In an interview with DIARIO, FTA union president Mr. Hose Figaroa emphasized that Aruba’s economy—and especially its labor market—heavily depends on the hospitality industry.
“A large portion of our workers in Aruba are employed in this sector. Therefore, any drop in hotel room occupancy can affect workers in the medium and long term,” Figaroa said. He added that one contributing factor might be the high room rates on the island. “Aruba is not a cheap destination. It is one of the more expensive places in the Caribbean. Our occupancy levels remain good, but we must ensure our product matches the prices we charge—this is something we cannot lose focus on.”
Figaroa noted that one of Aruba’s main attractions, aside from its people, is its safety—something frequently highlighted in international publications.

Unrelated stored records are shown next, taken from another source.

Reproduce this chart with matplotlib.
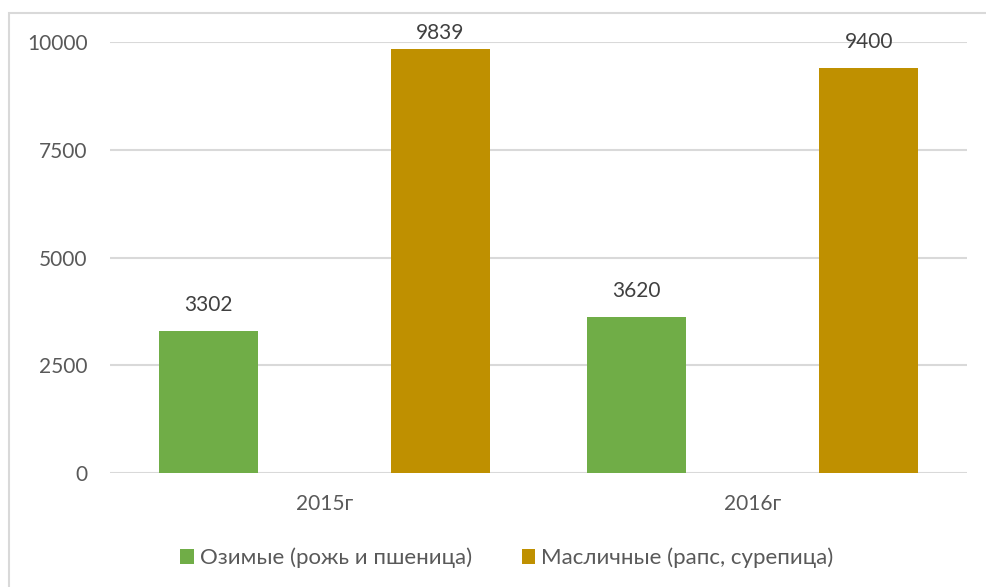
import matplotlib.pyplot as plt
import matplotlib.patches as mpatches
import numpy as np

# Данные
years = ["2015г", "2016г"]
ozimye = [3302, 3620]
maslichnye = [9839, 9400]
series_names = ["Озимые (рожь и пшеница)", "Масличные (рапс, сурепица)"]
y_ticks = [0, 2500, 5000, 7500, 10000]

plt.rcParams['font.family'] = ['Lato', 'DejaVu Sans']
text_color = "#595959"
grid_color = "#D9D9D9"
green = "#70AD47"
gold = "#BF9000"

fig = plt.figure(figsize=(9.86, 5.87), dpi=100)
ax = fig.add_axes([110 / 986, 114 / 587, 857 / 986, 431 / 587])

# рамка диаграммы (видны только верх и левая сторона)
fig.patches.append(mpatches.Rectangle((9 / 986, -0.1), 1.2, 1 - 13 / 587 + 0.1,
                                      transform=fig.transFigure, fill=False,
                                      edgecolor=grid_color, linewidth=1.5))

x = np.arange(len(years))
w = 0.231
off = 0.271
b1 = ax.bar(x - off, ozimye, w, color=green, label=series_names[0], zorder=3)
b2 = ax.bar(x + off, maslichnye, w, color=gold, label=series_names[1], zorder=3)

# подписи: центр ~25 px над столбцом, но не выше края диаграммы (как в Excel)
px = 10000 / 431
top_lim = 440 * px
for bars in (b1, b2):
    for r in bars:
        h = r.get_height()
        ax.text(r.get_x() + r.get_width() / 2, min(h + 25.5 * px, top_lim), f"{int(h)}",
                ha="center", va="center", fontsize=15, color="#404040", clip_on=False)

ax.set_xlim(-0.5, 1.5)
ax.set_ylim(0, 10000)
ax.set_yticks(y_ticks)
ax.set_xticks(x)
ax.set_xticklabels(years)
ax.tick_params(axis="both", length=0, labelsize=15, labelcolor=text_color)
ax.tick_params(axis="y", pad=16)
ax.tick_params(axis="x", pad=15)
ax.yaxis.grid(True, color=grid_color, linewidth=1.5, zorder=0)
for s in ax.spines.values():
    s.set_visible(False)

fig.legend(handles=[b1, b2], loc="center", bbox_to_anchor=(507 / 986, 1 - 558 / 587), ncol=2,
           frameon=False, fontsize=16, labelcolor=text_color, handlelength=0.6,
           handleheight=0.6, handletextpad=0.28, columnspacing=2.25)

fig.savefig("out.png", dpi=100)
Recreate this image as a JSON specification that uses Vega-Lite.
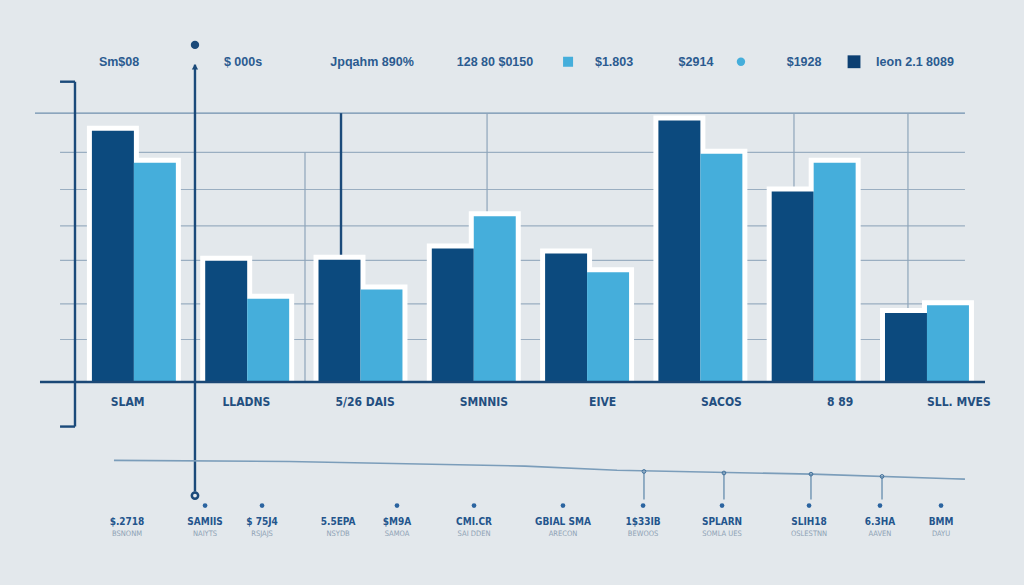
{
  "$schema": "https://vega.github.io/schema/vega-lite/v6.json",
  "width": 950,
  "height": 585,
  "autosize": {"type": "none"},
  "padding": {"left": 35, "right": 39, "top": 0, "bottom": 0},
  "background": "#e3e8ec",
  "config": {"view": {"stroke": null}},
  "datasets": {
    "bars": [
      {"cat": "SLAM", "s": "Ieon 2.1 8089", "v": 65.5},
      {"cat": "SLAM", "s": "$1.803", "v": 57.2},
      {"cat": "LLADNS", "s": "Ieon 2.1 8089", "v": 31.6},
      {"cat": "LLADNS", "s": "$1.803", "v": 21.7},
      {"cat": "5/26 DAIS", "s": "Ieon 2.1 8089", "v": 31.9},
      {"cat": "5/26 DAIS", "s": "$1.803", "v": 24.1},
      {"cat": "SMNNIS", "s": "Ieon 2.1 8089", "v": 34.8},
      {"cat": "SMNNIS", "s": "$1.803", "v": 43.2},
      {"cat": "EIVE", "s": "Ieon 2.1 8089", "v": 33.5},
      {"cat": "EIVE", "s": "$1.803", "v": 28.6},
      {"cat": "SACOS", "s": "Ieon 2.1 8089", "v": 68.2},
      {"cat": "SACOS", "s": "$1.803", "v": 59.5},
      {"cat": "8 89", "s": "Ieon 2.1 8089", "v": 49.7},
      {"cat": "8 89", "s": "$1.803", "v": 57.2},
      {"cat": "SLL. MVES", "s": "Ieon 2.1 8089", "v": 18.0},
      {"cat": "SLL. MVES", "s": "$1.803", "v": 20.0}
    ],
    "grid": [{"v": 59.9}, {"v": 50.2}, {"v": 40.7}, {"v": 31.7}, {"v": 20.4}, {"v": 11.1}],
    "thinv": [
      {"p": 1.509, "v": 59.9, "v2": 0},
      {"p": 3.116, "v": 70.1, "v2": 0},
      {"p": 5.825, "v": 70.1, "v2": 0},
      {"p": 6.831, "v": 70.1, "v2": 0}
    ],
    "deco": [
      {"p": 0.538, "p2": 0.538, "v": 82.7, "v2": -28.5},
      {"p": -0.521, "p2": -0.521, "v": 78.3, "v2": -11.6},
      {"p": -0.653, "p2": -0.521, "v": 78.3, "v2": 78.3},
      {"p": -0.653, "p2": -0.521, "v": -11.6, "v2": -11.6},
      {"p": 1.827, "p2": 1.827, "v": 70.1, "v2": 33.2}
    ],
    "trend": [
      {"p": -0.177, "v": -20.4},
      {"p": 1.368, "v": -20.7},
      {"p": 3.451, "v": -21.9},
      {"p": 4.263, "v": -23.0},
      {"p": 5.984, "v": -24.0},
      {"p": 7.22, "v": -25.2},
      {"p": 7.334, "v": -25.3}
    ],
    "ticks": [
      {"p": 4.501, "v": -23.3},
      {"p": 5.207, "v": -23.7},
      {"p": 5.975, "v": -24.0},
      {"p": 6.602, "v": -24.6}
    ],
    "top": [
      {"p": -0.132, "t": "Sm$08"},
      {"p": 0.962, "t": "$ 000s"},
      {"p": 2.101, "t": "Jpqahm 890%"},
      {"p": 3.186, "t": "128 80 $0150"},
      {"p": 4.237, "t": "$1.803"},
      {"p": 4.96, "t": "$2914"},
      {"p": 5.914, "t": "$1928"},
      {"p": 6.893, "t": "Ieon 2.1 8089"}
    ],
    "bottom": [
      {"p": -0.062, "t": "$.2718", "u": "BSNONM"},
      {"p": 0.627, "t": "SAMIIS", "u": "NAIYTS"},
      {"p": 1.13, "t": "$ 75J4", "u": "RSJAJS"},
      {"p": 1.801, "t": "5.5EPA", "u": "NSYDB"},
      {"p": 2.321, "t": "$M9A", "u": "SAMOA"},
      {"p": 3.001, "t": "CMI.CR", "u": "SAI DDEN"},
      {"p": 3.786, "t": "GBIAL SMA", "u": "ARECON"},
      {"p": 4.493, "t": "1$33IB", "u": "BEWOOS"},
      {"p": 5.19, "t": "SPLARN", "u": "SOMLA UES"},
      {"p": 5.958, "t": "SLIH18", "u": "OSLESTNN"},
      {"p": 6.584, "t": "6.3HA", "u": "AAVEN"},
      {"p": 7.123, "t": "BMM", "u": "DAYU"}
    ],
    "icons": [
      {"p": 0.627}, {"p": 1.13}, {"p": 2.321}, {"p": 3.001}, {"p": 3.786},
      {"p": 4.493}, {"p": 5.19}, {"p": 5.958}, {"p": 6.584}, {"p": 7.123}
    ]
  },
  "layer": [
    {
      "data": {"name": "grid"},
      "mark": {"type": "rule", "color": "#9aaec1", "strokeWidth": 1.2},
      "encoding": {
        "y": {"field": "v", "type": "quantitative", "scale": {"domain": [-52.9, 99.6], "nice": false, "zero": false}, "axis": null},
        "x": {"datum": -0.653, "type": "quantitative", "scale": {"domain": [-0.874, 7.511], "nice": false, "zero": false}, "axis": null},
        "x2": {"datum": 7.334}
      }
    },
    {
      "data": {"values": [{"v": 70.1}]},
      "mark": {"type": "rule", "color": "#6f8fae", "strokeWidth": 1.3},
      "encoding": {
        "y": {"field": "v", "type": "quantitative", "scale": {"domain": [-52.9, 99.6], "nice": false, "zero": false}, "axis": null},
        "x": {"datum": -0.874, "type": "quantitative", "scale": {"domain": [-0.874, 7.511], "nice": false, "zero": false}, "axis": null},
        "x2": {"datum": 7.334}
      }
    },
    {
      "data": {"name": "thinv"},
      "mark": {"type": "rule", "color": "#8ea5ba", "strokeWidth": 1.2},
      "encoding": {
        "x": {"field": "p", "type": "quantitative", "scale": {"domain": [-0.874, 7.511], "nice": false, "zero": false}, "axis": null},
        "y": {"field": "v", "type": "quantitative", "scale": {"domain": [-52.9, 99.6], "nice": false, "zero": false}, "axis": null},
        "y2": {"field": "v2"}
      }
    },
    {
      "data": {"name": "bars"},
      "mark": {"type": "bar", "color": "#ffffff", "stroke": "#ffffff", "strokeWidth": 10, "strokeJoin": "miter", "y2Offset": -5},
      "encoding": {
        "x": {"field": "cat", "type": "nominal", "sort": null, "scale": {"paddingInner": 0.259, "paddingOuter": 0.322, "align": 0.78}, "axis": null},
        "xOffset": {"field": "s", "type": "nominal", "sort": null, "scale": {"paddingInner": 0, "paddingOuter": 0}},
        "y": {"field": "v", "type": "quantitative", "scale": {"domain": [-52.9, 99.6], "nice": false, "zero": false}, "axis": null},
        "y2": {"datum": 0}
      }
    },
    {
      "data": {"name": "bars"},
      "mark": {"type": "bar"},
      "encoding": {
        "x": {"field": "cat", "type": "nominal", "sort": null, "scale": {"paddingInner": 0.259, "paddingOuter": 0.322, "align": 0.78}, "axis": null},
        "xOffset": {"field": "s", "type": "nominal", "sort": null, "scale": {"paddingInner": 0, "paddingOuter": 0}},
        "y": {"field": "v", "type": "quantitative", "scale": {"domain": [-52.9, 99.6], "nice": false, "zero": false}, "axis": null},
        "y2": {"datum": 0},
        "color": {"field": "s", "type": "nominal", "sort": null, "scale": {"domain": ["Ieon 2.1 8089", "$1.803"], "range": ["#0c4a7e", "#45aedb"]}, "legend": null}
      }
    },
    {
      "data": {"values": [{"v": 0}]},
      "mark": {"type": "rule", "color": "#1b4876", "strokeWidth": 2.5},
      "encoding": {
        "y": {"field": "v", "type": "quantitative", "scale": {"domain": [-52.9, 99.6], "nice": false, "zero": false}, "axis": null},
        "x": {"datum": -0.83, "type": "quantitative", "scale": {"domain": [-0.874, 7.511], "nice": false, "zero": false}, "axis": null},
        "x2": {"datum": 7.511}
      }
    },
    {
      "data": {"name": "deco"},
      "mark": {"type": "rule", "color": "#1b4a7a", "strokeWidth": 2.4},
      "encoding": {
        "x": {"field": "p", "type": "quantitative", "scale": {"domain": [-0.874, 7.511], "nice": false, "zero": false}, "axis": null},
        "x2": {"field": "p2"},
        "y": {"field": "v", "type": "quantitative", "scale": {"domain": [-52.9, 99.6], "nice": false, "zero": false}, "axis": null},
        "y2": {"field": "v2"}
      }
    },
    {
      "data": {"values": [{"p": 0.538, "v": 87.9}]},
      "mark": {"type": "point", "shape": "circle", "filled": true, "size": 70, "color": "#1b4a7a", "opacity": 1},
      "encoding": {
        "x": {"field": "p", "type": "quantitative", "scale": {"domain": [-0.874, 7.511], "nice": false, "zero": false}, "axis": null},
        "y": {"field": "v", "type": "quantitative", "scale": {"domain": [-52.9, 99.6], "nice": false, "zero": false}, "axis": null}
      }
    },
    {
      "data": {"values": [{"p": 0.538, "v": 82.2}]},
      "mark": {"type": "point", "shape": "triangle-up", "filled": true, "size": 40, "color": "#1b4a7a", "opacity": 1},
      "encoding": {
        "x": {"field": "p", "type": "quantitative", "scale": {"domain": [-0.874, 7.511], "nice": false, "zero": false}, "axis": null},
        "y": {"field": "v", "type": "quantitative", "scale": {"domain": [-52.9, 99.6], "nice": false, "zero": false}, "axis": null}
      }
    },
    {
      "data": {"values": [{"p": 0.538, "v": -29.6}]},
      "mark": {"type": "point", "shape": "circle", "filled": false, "size": 40, "strokeWidth": 2.5, "color": "#1b4a7a", "opacity": 1},
      "encoding": {
        "x": {"field": "p", "type": "quantitative", "scale": {"domain": [-0.874, 7.511], "nice": false, "zero": false}, "axis": null},
        "y": {"field": "v", "type": "quantitative", "scale": {"domain": [-52.9, 99.6], "nice": false, "zero": false}, "axis": null}
      }
    },
    {
      "data": {"name": "trend"},
      "mark": {"type": "line", "color": "#7b9dba", "strokeWidth": 1.6},
      "encoding": {
        "x": {"field": "p", "type": "quantitative", "scale": {"domain": [-0.874, 7.511], "nice": false, "zero": false}, "axis": null},
        "y": {"field": "v", "type": "quantitative", "scale": {"domain": [-52.9, 99.6], "nice": false, "zero": false}, "axis": null}
      }
    },
    {
      "data": {"name": "ticks"},
      "mark": {"type": "rule", "color": "#5a84a8", "strokeWidth": 1.2},
      "encoding": {
        "x": {"field": "p", "type": "quantitative", "scale": {"domain": [-0.874, 7.511], "nice": false, "zero": false}, "axis": null},
        "y": {"field": "v", "type": "quantitative", "scale": {"domain": [-52.9, 99.6], "nice": false, "zero": false}, "axis": null},
        "y2": {"datum": -30.6}
      }
    },
    {
      "data": {"name": "ticks"},
      "mark": {"type": "point", "shape": "circle", "filled": false, "size": 14, "strokeWidth": 1, "color": "#3f6f9a", "opacity": 1},
      "encoding": {
        "x": {"field": "p", "type": "quantitative", "scale": {"domain": [-0.874, 7.511], "nice": false, "zero": false}, "axis": null},
        "y": {"field": "v", "type": "quantitative", "scale": {"domain": [-52.9, 99.6], "nice": false, "zero": false}, "axis": null}
      }
    },
    {
      "data": {"name": "icons"},
      "mark": {"type": "point", "shape": "circle", "filled": true, "size": 22, "color": "#2b64a0", "opacity": 1},
      "encoding": {
        "x": {"field": "p", "type": "quantitative", "scale": {"domain": [-0.874, 7.511], "nice": false, "zero": false}, "axis": null},
        "y": {"datum": -32.2, "type": "quantitative", "scale": {"domain": [-52.9, 99.6], "nice": false, "zero": false}, "axis": null}
      }
    },
    {
      "data": {"name": "top"},
      "mark": {"type": "text", "font": "Liberation Sans", "fontWeight": "bold", "fontSize": 12.5, "color": "#2b5b90", "align": "center", "baseline": "middle"},
      "encoding": {
        "x": {"field": "p", "type": "quantitative", "scale": {"domain": [-0.874, 7.511], "nice": false, "zero": false}, "axis": null},
        "y": {"datum": 83.5, "type": "quantitative", "scale": {"domain": [-52.9, 99.6], "nice": false, "zero": false}, "axis": null},
        "text": {"field": "t"}
      }
    },
    {
      "data": {"values": [{"p": 3.831}]},
      "mark": {"type": "point", "shape": "square", "filled": true, "size": 100, "color": "#45aedb", "opacity": 1},
      "encoding": {
        "x": {"field": "p", "type": "quantitative", "scale": {"domain": [-0.874, 7.511], "nice": false, "zero": false}, "axis": null},
        "y": {"datum": 83.5, "type": "quantitative", "scale": {"domain": [-52.9, 99.6], "nice": false, "zero": false}, "axis": null}
      }
    },
    {
      "data": {"values": [{"p": 5.357}]},
      "mark": {"type": "point", "shape": "circle", "filled": true, "size": 70, "color": "#45aedb", "opacity": 1},
      "encoding": {
        "x": {"field": "p", "type": "quantitative", "scale": {"domain": [-0.874, 7.511], "nice": false, "zero": false}, "axis": null},
        "y": {"datum": 83.5, "type": "quantitative", "scale": {"domain": [-52.9, 99.6], "nice": false, "zero": false}, "axis": null}
      }
    },
    {
      "data": {"values": [{"p": 6.355}]},
      "mark": {"type": "point", "shape": "square", "filled": true, "size": 165, "color": "#0c3f72", "opacity": 1},
      "encoding": {
        "x": {"field": "p", "type": "quantitative", "scale": {"domain": [-0.874, 7.511], "nice": false, "zero": false}, "axis": null},
        "y": {"datum": 83.5, "type": "quantitative", "scale": {"domain": [-52.9, 99.6], "nice": false, "zero": false}, "axis": null}
      }
    },
    {
      "data": {"name": "bars"},
      "transform": [{"filter": "datum.s === '$1.803'"}],
      "mark": {"type": "text", "font": "'DejaVu Sans Condensed', 'Liberation Sans Narrow', sans-serif", "fontWeight": "bold", "fontSize": 12, "color": "#234f80", "align": "center", "baseline": "middle"},
      "encoding": {
        "x": {"field": "cat", "type": "nominal", "sort": null, "scale": {"paddingInner": 0.259, "paddingOuter": 0.322, "align": 0.78}, "axis": null},
        "y": {"datum": -5.3, "type": "quantitative", "scale": {"domain": [-52.9, 99.6], "nice": false, "zero": false}, "axis": null},
        "text": {"field": "cat"}
      }
    },
    {
      "data": {"name": "bottom"},
      "mark": {"type": "text", "font": "'DejaVu Sans Condensed', 'Liberation Sans Narrow', sans-serif", "fontWeight": "bold", "fontSize": 10, "color": "#23558c", "align": "center", "baseline": "middle"},
      "encoding": {
        "x": {"field": "p", "type": "quantitative", "scale": {"domain": [-0.874, 7.511], "nice": false, "zero": false}, "axis": null},
        "y": {"datum": -36.6, "type": "quantitative", "scale": {"domain": [-52.9, 99.6], "nice": false, "zero": false}, "axis": null},
        "text": {"field": "t"}
      }
    },
    {
      "data": {"name": "bottom"},
      "mark": {"type": "text", "font": "'DejaVu Sans Condensed', 'Liberation Sans Narrow', sans-serif", "fontSize": 7.5, "color": "#8ea2b5", "align": "center", "baseline": "middle"},
      "encoding": {
        "x": {"field": "p", "type": "quantitative", "scale": {"domain": [-0.874, 7.511], "nice": false, "zero": false}, "axis": null},
        "y": {"datum": -39.6, "type": "quantitative", "scale": {"domain": [-52.9, 99.6], "nice": false, "zero": false}, "axis": null},
        "text": {"field": "u"}
      }
    }
  ],
  "resolve": {"scale": {"x": "independent"}}
}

“However, the quality of our overall tourism product must stay high,” he added. “Especially now, during the rainy season, we clearly see that our infrastructure—such as roads—is not at the level it should be. A person paying such high room rates may enjoy a beautiful hotel, but the surroundings outside the hotel do not reflect the value of what they are paying for.”
He stressed the importance of improving and even upgrading the island’s infrastructure and tourism product. “This does not only attract more tourists but also gives them satisfaction, knowing that even if they pay a high price, they are receiving real value in return,” Figaroa concluded.